Average weekly rates for serviced apartments during the past two years have increased moderately to significantly in several key cities, according to a new report issued by London-based supplier Apartment Services.

In the United States and Canada, two regions that jointly account for about 63.8 percent of the world’s serviced apartments market, which includes both extended stay hotels and corporate apartments, supply since 2011 has increased by 10.6 percent, according to the report. While newly constructed extended stay supply is at a “record low” in the United States, hotels in 2012 added more than 350,000 extended stay units through rebranding efforts. The U.S. corporate housing industry, in which occupancy for the past four years has hovered around 88.6 percent, also grew by 2.7 percent year over year in 2012.

From 2011 to this year, the average weekly rate for a studio unit increased by 5 percent in New York and by 4 percent in Toronto, according to the report.

In Europe, the world’s second-largest serviced apartments market, the average weekly rate for studio units was up in several cities, including Madrid (13 percent), Moscow (8 percent), Paris (6 percent), London (5 percent) and Amsterdam (3 percent). Rates decreased in Frankfurt (down 4 percent) and Lisbon (down 1 percent).

In the Middle East, where serviced apartment rental rates are among the world’s highest, the average weekly rate for a studio unit in Dubai increased by 10 percent, according to the report.

Serviced apartments in some Asian markets during the past two years have become cheaper, including Singapore (down 5 percent) and Mumbai (down 2 percent). Other markets have seen increases, including Shanghai (up 3 percent) and Bangalore (up 19 percent), and rates in Hong Kong have remained flat during that period.

In Australasia, extended stay demand has grown significantly as companies in the region have been expanding, requiring more travel for their employees and consultants, according to the report. The average weekly rate at studio units increased by 22 percent in Sydney and by 20 percent in Auckland since 2011.

On a global basis, the report indicated that though most bookings—80 percent—for serviced apartments now are online, suppliers largely have kept their inventory out of global distribution systems. More than 60 percent of global serviced apartment inventory currently is not available through GDSs.

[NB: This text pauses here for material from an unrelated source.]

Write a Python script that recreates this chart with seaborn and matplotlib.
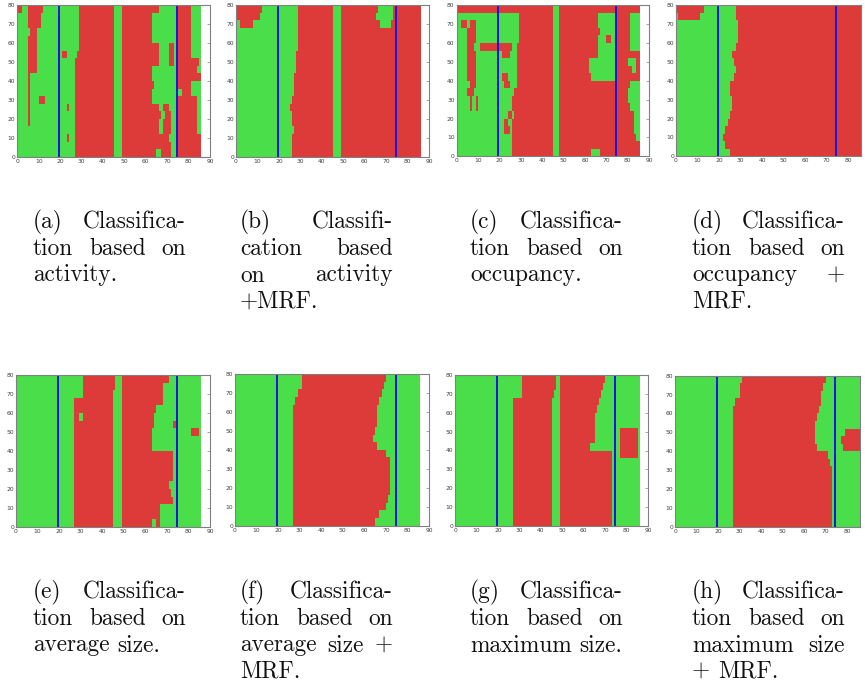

“Operators are increasingly frustrated by the fundamental issues of identifying a serviced apartment within the GDS, having sufficient inventory to offer through the channel and the short-stay nature of GDS bookings,” according to the report. “Serviced apartment operators continue to feel pressured to adopt conventional hotel-centric booking processes to attract transient corporate travelers via corporate programs or online channels. However, the fees inherent in both GDS and online travel agencies are often prohibitive for smaller serviced apartment operators.”